I feel like so far, I have been quick to apologize when I hurt Rachel’s feelings somehow. And so far, we have never let any misunderstanding or disagreement fester but have dealt with it quickly – typically within the same day (we tend to sort out heavy stuff during our pillow talk times at night). Can we keep this up, so we don’t have any regrets? I hope so. I believe so. It will just take a lot of intentionality, and a constant awareness of how our words and actions might negatively affect the other.
I also want to constantly remember that Rachel is a gift to me. “An excellent wife who can find? She is far more precious than jewels.” Maybe it’s easier for me than for other people to think that way, because I waited a really, really, long time for her to come along. But maybe over time I too will start to take her for granted, because that is just what tends to happen by default.
I have to fight against the default.
Otherwise, I am going to majorly regret it.
Life batters a person physically, emotionally, and psychologically in numerous painful ways. Much of it takes a tremendous toll, but much of it also can’t be controlled. It just happens. It stinks, but that’s how life is.
What can be controlled, though, is how I treat my loved ones. Here again, I think it comes back to intentionality. Intentionality by definition takes so much effort and, frankly, is quite exhausting. But we are super intentional when it comes to other areas of our life. Shouldn’t it most heavily be applied to those we’ve committed to love, honor, and cherish forever?
Intentionality by definition takes so much effort and, frankly, is absolutely exhausting. But we are super intentional when it comes to other areas of our life.

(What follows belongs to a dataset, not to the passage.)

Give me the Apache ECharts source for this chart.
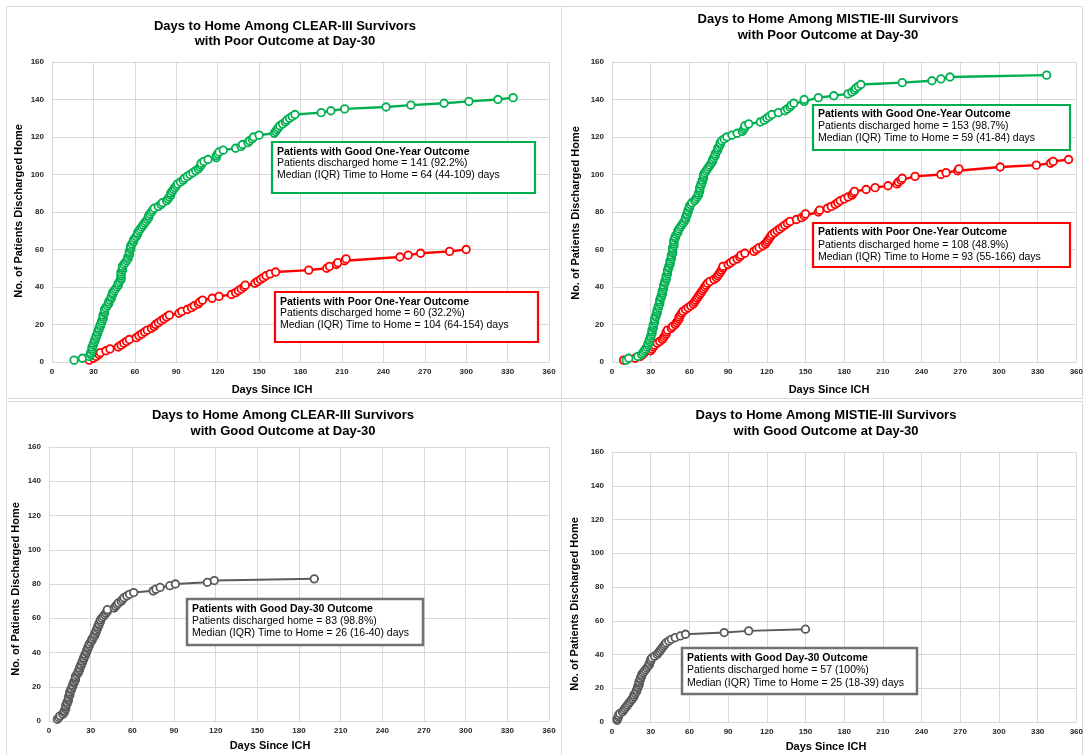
<!DOCTYPE html>
<html><head><meta charset="utf-8">
<script src="https://cdn.jsdelivr.net/npm/echarts@6/dist/echarts.min.js"></script>
<style>html,body{margin:0;padding:0;background:#fff}#c{width:1086px;height:755px}</style>
</head><body><div id="c"></div>
<script>
// Axis ticks
const dayTicks = [0,30,60,90,120,150,180,210,240,270,300,330,360];
const countTicks = [0,20,40,60,80,100,120,140,160];

// CLEAR-III, poor outcome at day-30: discharge days (cumulative order)
const clearPoorGoodYearDays = [16,22,27,28,28,29,29,29,30,30,31,31,32,32,33,33,34,34,35,35,36,36,37,37,37,38,38,38,39,40,41,41,42,43,43,44,44,45,46,47,48,48,49,50,50,50,50,50,51,51,51,52,53,54,55,55,56,56,56,57,57,57,58,59,59,60,61,62,62,63,64,65,66,67,68,69,70,70,71,72,73,74,77,79,80,83,84,85,86,86,87,88,89,90,91,93,95,96,98,100,102,104,106,107,108,108,110,113,119,119,120,121,124,133,137,138,142,143,145,146,150,161,162,163,164,165,167,169,170,172,174,176,195,202,212,242,260,284,302,323,334];
const clearPoorPoorYearDays = [27,30,32,34,35,39,42,48,50,52,54,56,61,63,65,67,69,72,74,75,77,79,81,83,85,92,94,98,101,103,106,107,109,116,121,130,133,135,137,139,140,147,149,151,153,155,158,162,186,199,201,206,207,212,213,252,258,267,288,300];
// MISTIE-III, poor outcome at day-30
const mistiePoorGoodYearDays = [11,13,20,23,24,25,26,27,28,28,29,29,30,30,31,31,31,32,32,32,33,33,33,34,34,35,35,35,36,36,37,37,37,38,38,39,39,39,40,40,40,41,41,42,42,42,43,43,43,44,44,45,45,45,46,46,46,47,47,47,47,48,48,48,48,49,49,50,51,51,52,53,54,55,56,57,57,58,58,59,59,60,60,61,62,64,65,66,67,67,68,68,68,69,69,70,70,71,71,71,72,73,74,75,76,77,78,78,79,80,80,81,82,82,83,84,84,85,87,89,93,97,101,102,103,103,106,115,118,120,122,124,129,134,136,138,139,141,149,149,160,172,183,186,188,189,191,193,225,248,255,262,337];
const mistiePoorPoorYearDays = [9,18,22,24,25,30,31,32,33,35,37,39,40,41,42,42,43,46,47,49,50,51,52,52,53,54,55,57,59,61,63,64,65,66,67,68,69,70,71,72,73,74,76,79,81,82,83,84,85,86,86,90,92,94,97,99,100,103,110,112,114,117,119,120,121,122,123,124,126,128,130,132,134,136,138,143,147,149,150,160,161,167,170,173,175,177,180,183,186,187,188,197,204,214,221,222,224,225,235,255,259,268,269,301,329,340,342,354];
// Good outcome at day-30
const clearGoodDays = [6,7,8,10,11,11,12,12,12,13,13,14,14,14,15,15,15,16,16,17,17,18,18,19,19,19,20,21,21,22,22,23,23,24,24,25,25,26,26,27,27,28,28,29,29,30,31,31,32,33,33,34,34,35,35,36,36,37,37,38,39,40,41,42,42,47,48,49,50,52,53,54,56,58,61,75,77,80,87,91,114,119,191];
const mistieGoodDays = [4,4,5,5,6,8,9,10,11,12,13,14,15,16,17,17,18,19,19,20,20,21,21,21,22,22,23,23,24,25,26,27,28,29,29,30,30,31,33,35,36,37,38,39,40,41,42,44,46,49,53,57,87,106,150];

const titles = [
  ['Days to Home Among CLEAR-III Survivors','with Poor Outcome at Day-30'],
  ['Days to Home Among MISTIE-III Survivors','with Poor Outcome at Day-30'],
  ['Days to Home Among CLEAR-III Survivors','with Good Outcome at Day-30'],
  ['Days to Home Among MISTIE-III Survivors','with Good Outcome at Day-30']
];
const boxTexts = [
  ['Patients with Good One-Year Outcome','Patients discharged home = 141 (92.2%)','Median (IQR) Time to Home = 64 (44-109) days'],
  ['Patients with Poor One-Year Outcome','Patients discharged home = 60 (32.2%)','Median (IQR) Time to Home = 104 (64-154) days'],
  ['Patients with Good One-Year Outcome','Patients discharged home = 153 (98.7%)','Median (IQR) Time to Home = 59 (41-84) days'],
  ['Patients with Poor One-Year Outcome','Patients discharged home = 108 (48.9%)','Median (IQR) Time to Home = 93 (55-166) days'],
  ['Patients with Good Day-30 Outcome','Patients discharged home = 83 (98.8%)','Median (IQR) Time to Home = 26 (16-40) days'],
  ['Patients with Good Day-30 Outcome','Patients discharged home = 57 (100%)','Median (IQR) Time to Home = 25 (18-39) days']
];
const xName = 'Days Since ICH';
const yName = 'No. of Patients Discharged Home';

const GREEN = '#00b050', RED = '#ff0000', GRAY = '#595959', BOXGRAY = '#767171';
const FONT = '"Liberation Sans", Arial, sans-serif';

const grids = [
  {left:52, top:62, width:497, height:300},
  {left:612, top:62, width:465, height:300},
  {left:49, top:447, width:500, height:274},
  {left:612, top:452, width:467, height:270}
];

const xAxes = grids.map((g,i)=>({
  type:'value', gridIndex:i, min:dayTicks[0], max:dayTicks[dayTicks.length-1],
  interval:dayTicks[1]-dayTicks[0],
  axisLine:{show:true, lineStyle:{color:'#d9d9d9', width:1}},
  axisTick:{show:false},
  splitLine:{show:true, lineStyle:{color:'#d9d9d9', width:1}},
  axisLabel:{fontSize:8, fontWeight:'bold', color:'#262626', margin:6, fontFamily:FONT}
}));
const yAxes = grids.map((g,i)=>({
  type:'value', gridIndex:i, min:countTicks[0], max:countTicks[countTicks.length-1],
  interval:countTicks[1]-countTicks[0],
  axisLine:{show:true, lineStyle:{color:'#d9d9d9', width:1}},
  axisTick:{show:false},
  splitLine:{show:true, lineStyle:{color:'#d9d9d9', width:1}},
  axisLabel:{fontSize:8, fontWeight:'bold', color:'#262626', margin:8, fontFamily:FONT}
}));

function mkSeries(days, idx, color, lw){
  return {
    type:'line', xAxisIndex:idx, yAxisIndex:idx,
    data: days.map((d,i)=>[d,i+1]),
    symbol:'circle', symbolSize:7.5, showAllSymbol:true,
    lineStyle:{color:color, width:lw},
    itemStyle:{color:'#ffffff', borderColor:color, borderWidth:1.8},
    emphasis:{disabled:true}, animation:false, z:3
  };
}

const series = [
  mkSeries(clearPoorPoorYearDays,0,RED,2.5),
  mkSeries(clearPoorGoodYearDays,0,GREEN,2.5),
  mkSeries(mistiePoorPoorYearDays,1,RED,2.5),
  mkSeries(mistiePoorGoodYearDays,1,GREEN,2.5),
  mkSeries(clearGoodDays,2,GRAY,2),
  mkSeries(mistieGoodDays,3,GRAY,2)
];

const graphic = [];
// panel borders
[[6,6,555,392],[561,6,521,392],[6,401,555,360],[561,401,521,360]].forEach(r=>{
  graphic.push({type:'rect', shape:{x:r[0]+0.5,y:r[1]+0.5,width:r[2],height:r[3]}, style:{fill:'none', stroke:'#d9d9d9', lineWidth:1}, z:0, silent:true});
});
// titles
const titlePos = [[285,26,41.5],[828,19.5,35],[283,415,431],[826,415.5,431.5]];
titles.forEach((t,i)=>{
  const p = titlePos[i];
  graphic.push({type:'text', x:p[0], y:p[1], style:{text:t[0], font:'bold 13px '+FONT, fill:'#000', textAlign:'center', textVerticalAlign:'middle'}, z:10});
  graphic.push({type:'text', x:p[0], y:p[2], style:{text:t[1], font:'bold 13px '+FONT, fill:'#000', textAlign:'center', textVerticalAlign:'middle'}, z:10});
});
// axis names
const xNamePos = [[272,390],[829,390],[270,746],[826,747]];
xNamePos.forEach(p=>graphic.push({type:'text', x:p[0], y:p[1], style:{text:xName, font:'bold 11px '+FONT, fill:'#000', textAlign:'center', textVerticalAlign:'middle'}, z:10}));
const yNamePos = [[19,211],[576,213],[16,589],[575,604]];
yNamePos.forEach(p=>graphic.push({type:'text', x:p[0], y:p[1], rotation:Math.PI/2, style:{text:yName, font:'bold 11px '+FONT, fill:'#000', textAlign:'center', textVerticalAlign:'middle'}, z:10}));
// annotation boxes: [x, y, w, h, color, borderWidth, textX, line1Y, line2Y, line3Y]
const boxes = [
  [272,142,263,51,GREEN,2.2,277,152,163.5,175.5],
  [275,292,263,50,RED,2.2,280,302,313.5,325.5],
  [813,105,257,45,GREEN,2.2,818,114,126.5,138.5],
  [813,223,257,44,RED,2.2,818,232.5,245,257.5],
  [187,599,236,46,BOXGRAY,2.5,192,609,621,633.5],
  [682,648,235,46,BOXGRAY,2.5,687,658.5,670.5,683.5]
];
boxes.forEach((b,i)=>{
  graphic.push({type:'rect', shape:{x:b[0],y:b[1],width:b[2],height:b[3]}, style:{fill:'#fff', stroke:b[4], lineWidth:b[5]}, z:20});
  const t = boxTexts[i];
  graphic.push({type:'text', x:b[6], y:b[7], style:{text:t[0], font:'bold 10.5px '+FONT, fill:'#000', textVerticalAlign:'middle'}, z:21});
  graphic.push({type:'text', x:b[6], y:b[8], style:{text:t[1], font:'10.5px '+FONT, fill:'#000', textVerticalAlign:'middle'}, z:21});
  graphic.push({type:'text', x:b[6], y:b[9], style:{text:t[2], font:'10.5px '+FONT, fill:'#000', textVerticalAlign:'middle'}, z:21});
});

const chart = echarts.init(document.getElementById('c'), null, {renderer:'canvas'});
chart.setOption({
  animation:false,
  backgroundColor:'#ffffff',
  grid: grids,
  xAxis: xAxes,
  yAxis: yAxes,
  series: series,
  graphic: graphic
});
</script>
</body></html>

Shouldn’t it most heavily be applied to those we’ve committed to love, honor, and cherish forever?
I already miss Granddad Davis a lot. We’re going to see Rachel’s family again later this summer, and he won’t be there for me to hug and chat with. But one of the ways I can keep Granddad’s memory alive is by applying the lessons he taught me. And when I see him in heaven one day down the road, it will make my heart very happy when he tells me how proud he was of how I treated Rachel.